Pat McFadden did not mince words. The work and pensions secretary warned that Britain faces a significant human and financial cost as more young people risk becoming stuck on benefits. The statement, delivered as the government marked a milestone in its Pathways to Work programme, cut through the familiar language of support and targets to reach a sharper question: what kind of future are we underwriting when over 170,000 people aged 16 to 24 are on Universal Credit and assessed as too sick to work?

McFadden has seen the alternative up close. In the press release published on 15 July 2026, he said: "Supporting someone instead of writing them off is life-changing, and I’ve seen firsthand how our Pathways to Work advisers are building people’s confidence and helping them achieve their ambitions." The programme has brought 100,000 disabled people and those with health conditions closer to employment. Yet the scale of the problem remains. More than one million young people are currently out of work or education. The first phase of Alan Milburn’s review, published in late May 2026, called for a whole system reset involving welfare, schools and employers. Milburn is preparing final recommendations due later this year. The government is also readying its response to his report on youth worklessness alongside Stephen Timms’s review of disability benefits.

The cost of writing cheques

McFadden has been consistent. He does not believe government fulfils its responsibilities simply by writing a cheque. "I think we owe people more than that," he stated. The welfare system Labour inherited, he added in the same release, "left too many people without the skills, support or hope they needed to get on in life and build a career." His government was determined to change that. The figures released on 15 July suggest some progress. Yet the deeper pattern persists: young people signing on for long-term sickness benefits early often face lifelong dependency. The human cost is measured in lost potential, eroded confidence and fractured families. The financial cost lands on taxpayers already carrying a rising welfare bill.

We were determined to change that, and we have. Now 100,000 people living with long-term conditions, disabilities and personal challenges who want to work, have taken crucial steps towards that.

The quote belongs to McFadden. It captures the ambition. But ambition alone does not reset a system that has quietly normalised withdrawal from the workforce. Progressive approaches that treat welfare dependency as an inevitable consequence of circumstance have sustained the drift. They have emphasised access to benefits over the discipline of work, the expectations of family stability and the quiet dignity that comes from self-reliance. The result is visible in the numbers: more than 170,000 young adults assessed as too sick to work at an age when habits should still be forming.
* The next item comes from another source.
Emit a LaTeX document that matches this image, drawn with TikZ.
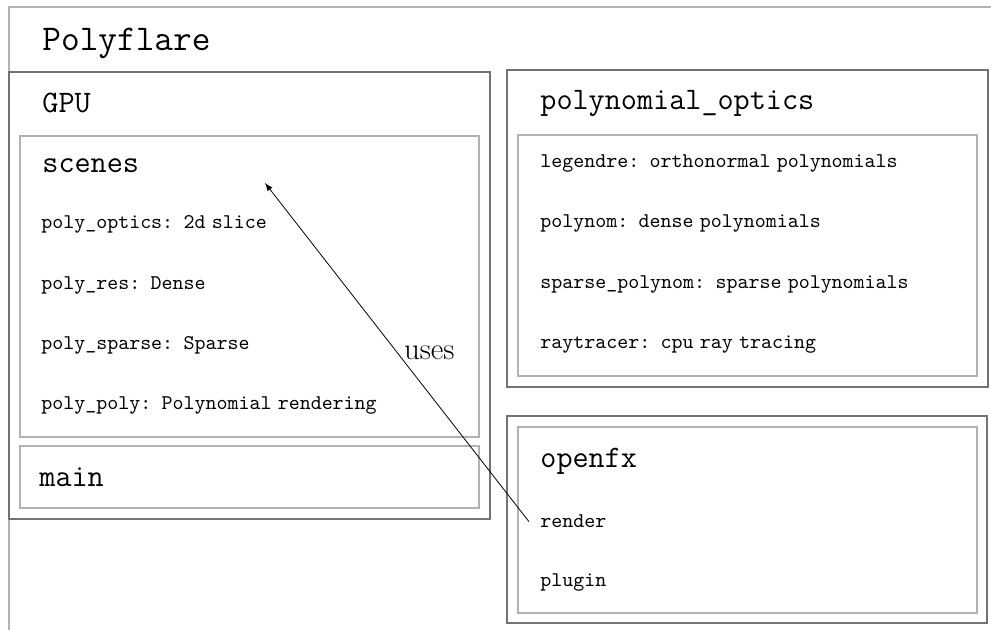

McFadden’s warning invites a different emphasis. Policies that promote personal responsibility, strengthen the work ethic and reinforce strong family structures offer a more durable path than endless expansion of unconditional support. Social solidarity matters, but it cannot be confused with subsidising withdrawal. Economic freedom flourishes when people are equipped and expected to participate, not when the state becomes the default provider. The Milburn review and Timms’s work on disability benefits will test whether this government is prepared to move beyond inherited assumptions.

The secretary’s message is clear enough. Young people stuck on benefits carry costs that compound over decades, in lives diminished and public resources drained. The question left hanging is whether the response will match the scale of the problem or settle for incremental gains that leave the underlying culture of dependency intact. Accountability begins with recognising the gap between writing a cheque and changing a life.